Yo- When I ensure a couple, I'm a gangster. When I ensure a full house. I'm a chauffeur. When I ensure a lobby I own my independence. When I ensure a stadium. I own a translation.


 Holding: a check- mate- yo; not with- standing a check mark. We all want some help. Its the moaning type of pokes and nudges we don't trust- in the end. So I easily trust people; like stunt doubles. Not leader's. Proving natural magic. To me that's like going eye for an eye.

Ba- Back at home; I'm scheduling giving my love massages.
When you listen to rap, it's more then just the chorus
.


 
Ba- I'm a Damsel that wants to peak, threw the kaleidoscope. Daring not to be hypnotized.

Yo- The look of scorn is ours. I need more handshakes, less
shoulders to lean on. Less ''one more times.''

Ba- Dog eat dog sounds great. I'd like to meet Reese Witherspoon and Sandra Bullock.

Ba- Some people are settled, claiming being double- jointed is in, and emptying your suitcase before you need it- is a good source of comfort.

Yo- Some- say if you are mad, you are wrong. Against uncivil; unworshipers.

Ba- Some people adjust to submitting their freedom of speech until an emergency.

Yo- While others see attention coming, and try to prevent what they can
. Prepared scared for the inch in front of you to morph in a second like a pig in shit.

 
Ba- Full of ''I wish's'', and ''I thought so's'. I label recollections with a post it stamp. I begin with ironic ink blots. Can't help it. I want my body.

 
You might just haunt a lady who dreams all day- hoping to cipher it once and for all; her once upon a time. 

Yo- My home slice is looking up at me. Knowing another loaf of bread will be made.The next generation will wonder how long it will take to go through a bag? While I wonder how you treat your saucy side?


Yo- I'm like going around the world on a swing, making me get the spins
saying ''ughh'', candidly. I hope your names rhymes with: excuse me. I'm so fucked.
Ba- While your stacking symmetrical accessories, on the other side of the fence- studying my durability. I'm telling you its all about dexterity. But it'd be nice if it still came with a warning label.

Yo- I think Colonel Sanders is definitely the dirty version of Mr.
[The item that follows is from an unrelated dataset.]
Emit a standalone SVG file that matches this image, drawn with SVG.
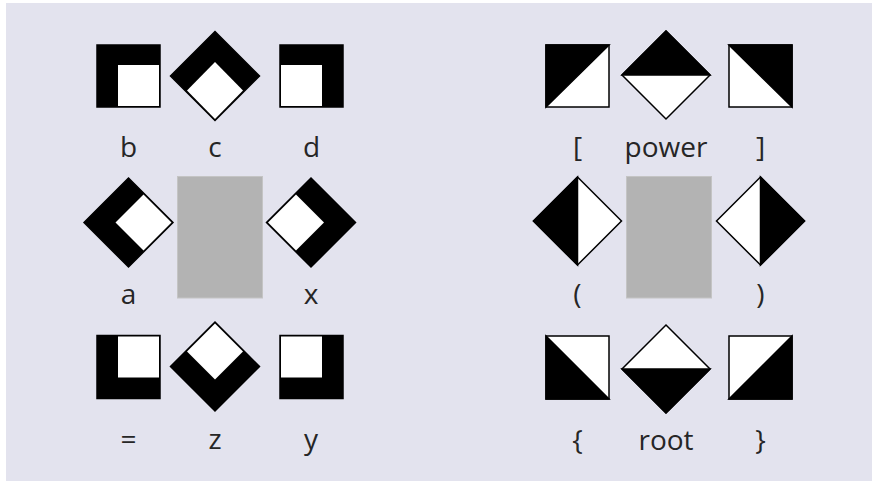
<svg xmlns="http://www.w3.org/2000/svg" width="872" height="481" viewBox="0 0 872 481">
<style>
.k{fill:#000;stroke:#000;stroke-width:1.5;stroke-linejoin:miter}
.w{fill:#fff;stroke:#000;stroke-width:1.5;stroke-linejoin:miter}
.wi{fill:#fff;stroke:none}
.g{fill:#b3b3b3;stroke:#c4c4c4;stroke-width:1}
.t{font-family:"Open Sans","Noto Sans","Liberation Sans",sans-serif;font-size:28px;fill:#262626;text-anchor:middle}
</style>
<rect x="0" y="0" width="872" height="481" fill="#ffffff"/>
<rect x="6" y="3" width="866" height="478" fill="#e3e3ee"/>

<!-- left block -->
<g id="b">
<rect class="k" x="97" y="45" width="63" height="62"/>
<rect class="wi" x="118" y="65" width="41" height="41"/>
<text class="t" x="128.5" y="157">b</text>
</g>
<g id="c">
<polygon class="k" points="215,31.5 259.5,76 215,120.5 170.5,76"/>
<polygon class="wi" points="215,62 243,90.5 215,119 187,90.5"/>
<text class="t" x="215" y="157">c</text>
</g>
<g id="d">
<rect class="k" x="280" y="45" width="63" height="62"/>
<rect class="wi" x="281" y="65" width="41" height="41"/>
<text class="t" x="311.5" y="157">d</text>
</g>
<g id="a">
<polygon class="k" points="128.5,178 173,222.5 128.5,267 84,222.5"/>
<polygon class="wi" points="143.5,194.5 171.5,222.5 143.5,250.5 115.5,222.5"/>
<text class="t" x="128.5" y="304">a</text>
</g>
<g id="left-center">
<rect class="g" x="177.5" y="176.5" width="85" height="121.5"/>
</g>
<g id="x">
<polygon class="k" points="311,178 355.5,222.5 311,267 266.5,222.5"/>
<polygon class="wi" points="296,194.5 324,222.5 296,250.5 268,222.5"/>
<text class="t" x="311" y="304">x</text>
</g>
<g id="equals">
<rect class="k" x="97" y="335.5" width="63" height="63"/>
<rect class="wi" x="118" y="336.5" width="41" height="41"/>
<text class="t" x="128.5" y="449">=</text>
</g>
<g id="z">
<polygon class="k" points="215,322 259.5,366.5 215,411 170.5,366.5"/>
<polygon class="wi" points="215,323.5 243,351.5 215,379.5 187,351.5"/>
<text class="t" x="215" y="449">z</text>
</g>
<g id="y">
<rect class="k" x="280" y="335.5" width="63" height="63"/>
<rect class="wi" x="281" y="336.5" width="41" height="41"/>
<text class="t" x="311" y="449">y</text>
</g>

<!-- right block -->
<g id="lbracket">
<rect class="w" x="546" y="45" width="63" height="62"/>
<polygon class="k" points="546,45 609,45 546,107"/>
<text class="t" x="577.5" y="157">[</text>
</g>
<g id="power">
<polygon class="w" points="666,31 710,75 666,119 622,75"/>
<polygon class="k" points="666,31 710,75 622,75"/>
<text class="t" x="666" y="157">power</text>
</g>
<g id="rbracket">
<rect class="w" x="729" y="45" width="63" height="62"/>
<polygon class="k" points="729,45 792,45 792,107"/>
<text class="t" x="760.5" y="157">]</text>
</g>
<g id="lparen">
<polygon class="w" points="577.5,177 621.5,221 577.5,265 533.5,221"/>
<polygon class="k" points="577.5,177 577.5,265 533.5,221"/>
<text class="t" x="577.5" y="304">(</text>
</g>
<g id="right-center">
<rect class="g" x="626.5" y="176.5" width="85" height="121.5"/>
</g>
<g id="rparen">
<polygon class="w" points="760.5,177 804.5,221 760.5,265 716.5,221"/>
<polygon class="k" points="760.5,177 804.5,221 760.5,265"/>
<text class="t" x="760.5" y="304">)</text>
</g>
<g id="lbrace">
<rect class="w" x="546" y="336" width="63" height="63"/>
<polygon class="k" points="546,336 609,399 546,399"/>
<text class="t" x="577.5" y="450">{</text>
</g>
<g id="root">
<polygon class="w" points="666,325 710,369 666,413 622,369"/>
<polygon class="k" points="622,369 710,369 666,413"/>
<text class="t" x="666" y="450">root</text>
</g>
<g id="rbrace">
<rect class="w" x="729" y="336" width="63" height="63"/>
<polygon class="k" points="792,336 792,399 729,399"/>
<text class="t" x="760.5" y="450">}</text>
</g>
<g id="connectors"/>
</svg>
Clean.
Let your eyes flutter. You'll probably die from fasting, and throwing up. Dealing with a slow metabolism. Scheduling your time with fans, waiting to make friends.

Ba- The lullaby is making us sweat, and shits just getting us out of shit. So prepare to get muddy. I'm somebody who makes mistakes. Hope I'm patient. Your trust needs trust. I know I am. I just say shut up a lot.

Going for a good after effect- yo.
Scared to smack you I scratch your back, as I stream down the line of your spin.
I just hope you need me. When I say I'll be back. Chancing my phantom, on the stampede- Ba.